Hand-sewn thread on Japanese paper
Photo taken by Olivia Solodko
Cellular memory (sometimes interchanged with ‘body memory’), is the theory that memories can be stored beyond the brain, deep “in a psychosomatic* network [that] extends into the body” (Pert 1997). Due to the ways in which traumatic events flood the brain’s memory receptors, they are thereby “distributed along pathways to internal organs and the very surface of [the] skin,” (Pert 1997). As such, cell memory refers to the ‘imprints’ trauma makes on the psyche and soma, and the impacts this has on the mindbody** thereafter.
Examining the ways in which cell memory both impacts and interrelates with the body, mind, and sense of self, these petri dishes deconstruct cell memory into five realms: ‘trauma’, ‘resentment’, ‘repression’, ‘anorexia’, and ‘disruption’. Reflecting upon the intimate relationship of her own connection to cell memory, the artist confronts and materializes her own experiences while aiming to mend the relationship with her cells in the process.
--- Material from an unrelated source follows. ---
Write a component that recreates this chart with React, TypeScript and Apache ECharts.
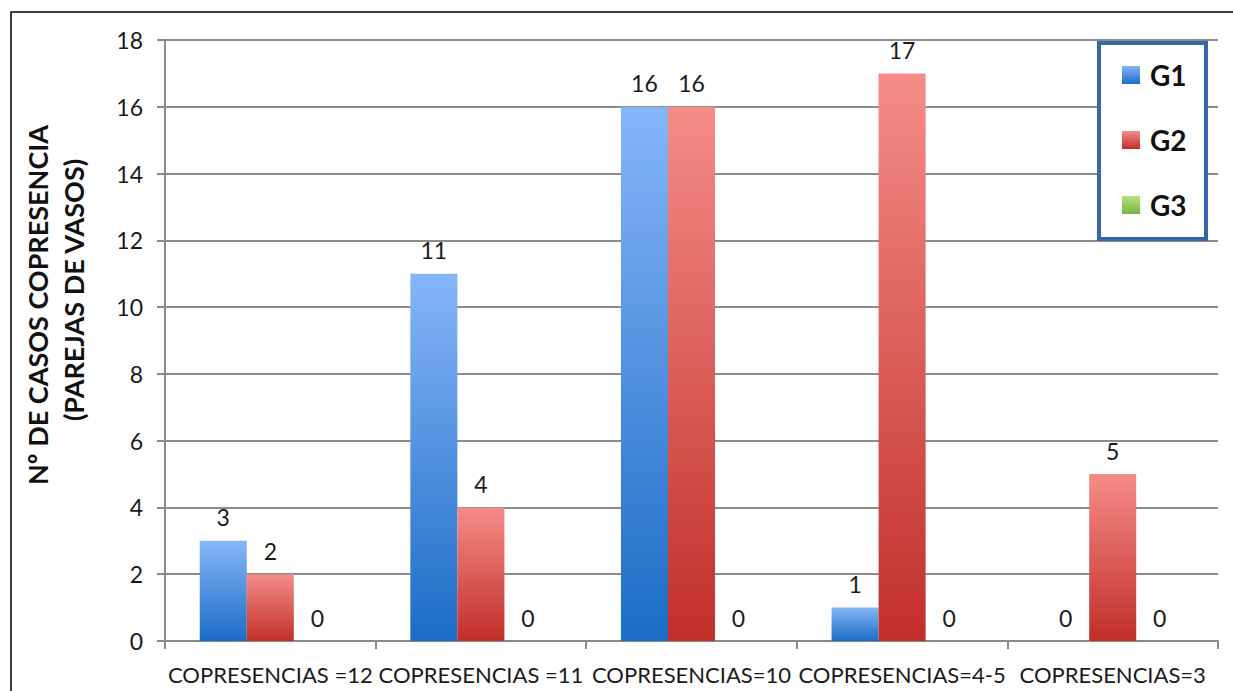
import React, { useEffect, useRef } from "react";
import * as echarts from "echarts";

const categories = [
  "COPRESENCIAS =12",
  "COPRESENCIAS =11",
  "COPRESENCIAS=10",
  "COPRESENCIAS=4-5",
  "COPRESENCIAS=3",
];
const g1Values = [3, 11, 16, 1, 0];
const g2Values = [2, 4, 16, 17, 5];
const g3Values = [0, 0, 0, 0, 0];
const seriesNames = ["G1", "G2", "G3"];
const yTitleLine1 = "Nº DE CASOS COPRESENCIA";
const yTitleLine2 = "(PAREJAS DE VASOS)";

const FONT = "Lato, 'Open Sans', sans-serif";

function grad(top: string, bottom: string) {
  return new echarts.graphic.LinearGradient(0, 0, 0, 1, [
    { offset: 0, color: top },
    { offset: 1, color: bottom },
  ]);
}

export default function App() {
  const ref = useRef<HTMLDivElement>(null);
  useEffect(() => {
    document.body.style.margin = "0";
    if (!ref.current) return;
    const chart = echarts.init(ref.current, undefined, { renderer: "svg" });
    const label = {
      show: true,
      position: "top",
      distance: 12,
      color: "#1a1a1a",
      fontFamily: FONT,
      fontSize: 23,
    };
    const colors = [
      grad("#86b6f8", "#1b6cc6"),
      grad("#f58c88", "#c12f29"),
      grad("#b9e37f", "#76b444"),
    ];
    const data = [g1Values, g2Values, g3Values];
    chart.setOption({
      animation: false,
      backgroundColor: "#ffffff",
      grid: { left: 165, right: 15, top: 40, bottom: 50, containLabel: false },
      xAxis: {
        type: "category",
        data: categories,
        axisLine: { lineStyle: { color: "#8a8a8a", width: 2 } },
        axisTick: { show: true, length: 8, lineStyle: { color: "#8a8a8a", width: 2 } },
        axisLabel: {
          color: "#1a1a1a",
          fontFamily: FONT,
          fontSize: 22,
          margin: 22,
          interval: 0,
        },
      },
      yAxis: {
        type: "value",
        min: 0,
        max: 18,
        interval: 2,
        axisLine: { show: true, lineStyle: { color: "#8a8a8a", width: 2 } },
        axisTick: { show: true, length: 8, lineStyle: { color: "#8a8a8a", width: 2 } },
        splitLine: { lineStyle: { color: "#8c8c8c", width: 2 } },
        axisLabel: {
          color: "#1a1a1a",
          fontFamily: FONT,
          fontSize: 23,
          margin: 22,
        },
      },
      legend: {
        orient: "vertical",
        left: 1122,
        top: 61,
        padding: 0,
        itemWidth: 18,
        itemHeight: 18,
        itemGap: 37,
        icon: "rect",
        z: 10,
        data: seriesNames,
        textStyle: {
          fontFamily: FONT,
          fontSize: 28,
          fontWeight: "bold",
          color: "#111111",
          lineHeight: 28,
          padding: [0, 0, 0, 5],
        },
      },
      graphic: [
        {
          type: "rect",
          z: 5,
          shape: { x: 1099, y: 43, width: 107, height: 196 },
          style: { fill: "#ffffff", stroke: "#3567a9", lineWidth: 4 },
        },
        {
          type: "polyline",
          z: 5,
          shape: { points: [[11, 691], [11, 12], [1233, 12]] },
          style: { stroke: "#000000", lineWidth: 1.5, fill: "none" },
        },
        {
          type: "text",
          x: 37,
          y: 305,
          rotation: Math.PI / 2,
          style: {
            text: yTitleLine1,
            fontFamily: FONT,
            fontSize: 27,
            fontWeight: "bold",
            fill: "#111111",
            textAlign: "center",
            textVerticalAlign: "middle",
          },
        },
        {
          type: "text",
          x: 73,
          y: 290,
          rotation: Math.PI / 2,
          style: {
            text: yTitleLine2,
            fontFamily: FONT,
            fontSize: 27,
            fontWeight: "bold",
            fill: "#111111",
            textAlign: "center",
            textVerticalAlign: "middle",
          },
        },
      ],
      series: seriesNames.map((name, i) => ({
        name,
        type: "bar",
        data: data[i],
        barGap: "0%",
        barCategoryGap: "33%",
        itemStyle: { color: colors[i] },
        label,
      })),
    });
    return () => chart.dispose();
  }, []);
  return <div ref={ref} style={{ width: 1233, height: 691 }} />;
}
Using the act of sewing as an extension of her body and mind, this process allows the artist to meditate upon her experiences and work through them both internally and externally.
*Psychosomatic: of, relating to, concerned with, or involving both mind and body; of relating to, involving, or concerned with bodily symptoms caused by mental or emotional disturbance (Merriam-Webster Dictionary)
**Mindbody: connected with the relationship between the mind and the body and how mental processes and physical processes affect each other (Cambridge English Dictionary)
Reference: Pert, C. B. (1997). Molecules of Emotion. New York, NY: Scribner.